Ablation Studies and Insights

The paper includes detailed ablation studies to understand which factors are most important for the model’s success:

  • Data Selection Criteria: Experiments showed that relying on any one of the criteria (quality, difficulty, or diversity) alone does not work as well as combining them. The careful selection of samples is crucial for the observed improvements.
  • Budget Forcing Techniques: Different strings (like “Wait” or other similar prompts) were experimented with to see how they affect performance. The studies reveal that the specific way in which the model is encouraged to continue thinking can have a significant impact on the final performance.

In addition to budget forcing, the authors explored other methods, such as rejection sampling (where the model repeatedly generates outputs until an answer fits a certain length) and different types of conditional control (token, step, and class-conditional prompts). The results indicated that the simple budget forcing approach not only provides perfect control over the amount of test-time computation but also leads to a strong and consistent increase in performance.


Discussion and Broader Impact

This work challenges the traditional view that only increasing training size or model parameters can lead to improved performance in reasoning tasks. Instead, the paper illustrates that by intelligently managing the computation at test time—with minimal additional training data—it is possible to substantially boost performance. The methodological contributions offer a new direction for building more efficient and capable reasoning models. This has implications for applications where real-time performance and computational efficiency are important.

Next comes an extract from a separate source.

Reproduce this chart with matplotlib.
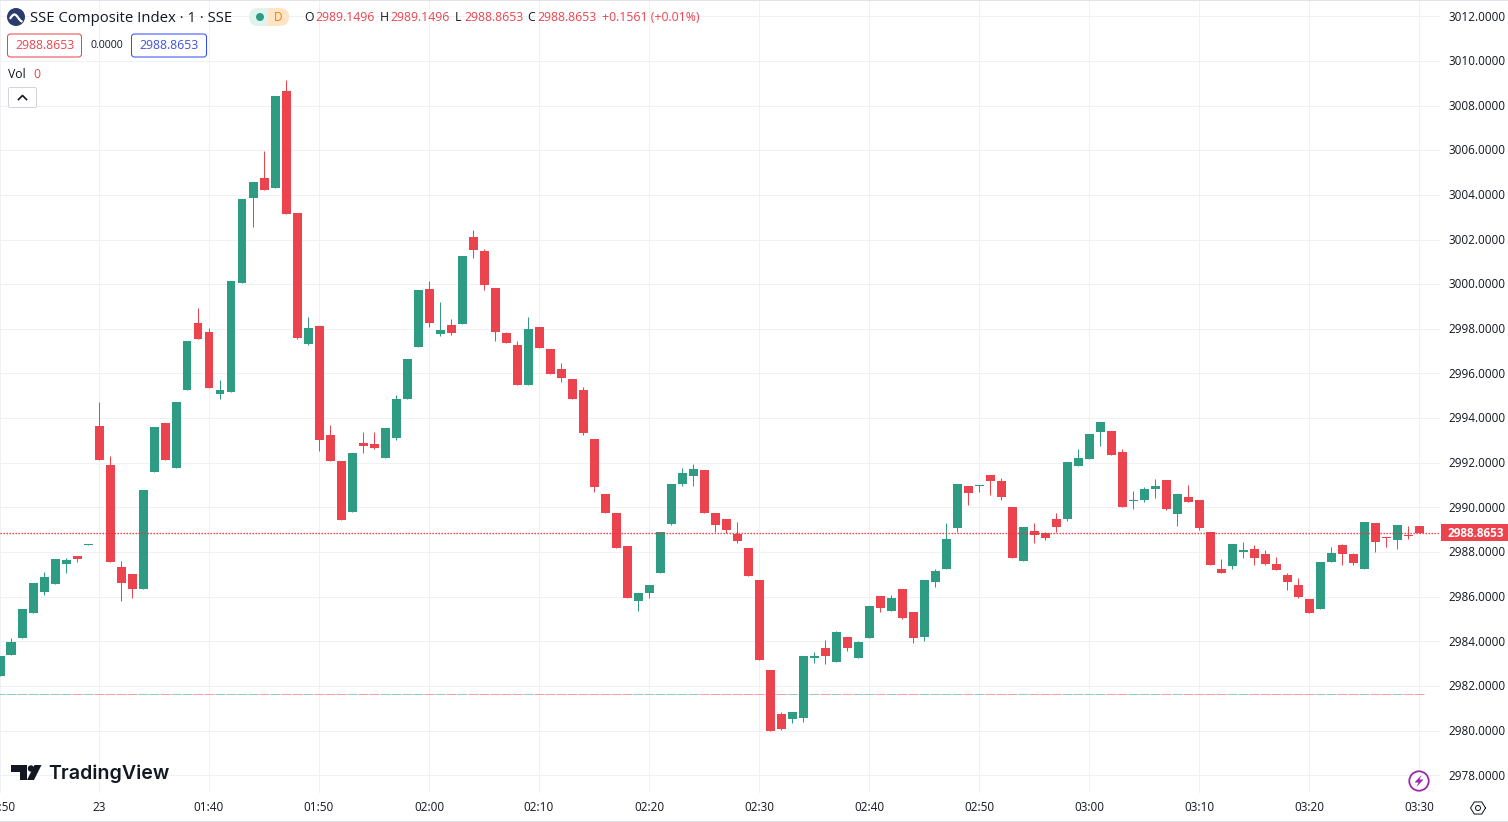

Moreover, the research demonstrates that complex reasoning capabilities may already be latent in large, pre-trained models. The role of fine-tuning with carefully selected data is to unlock or “activate” these capabilities. The approach also provides a transparent, open framework that could enable other researchers to build on these ideas, potentially leading to safer and more interpretable LLMs.


Conclusion

In summary, the paper presents a simple yet effective method—budget forcing—for improving the performance of LLMs by extending their reasoning process at test time. With just 1,000 carefully curated examples and a strategic method to control the computation during inference, the approach achieves strong results on difficult reasoning tasks. The work highlights the importance of sample efficiency and provides valuable insights into how test-time compute can be scaled to further enhance the capabilities of LLMs.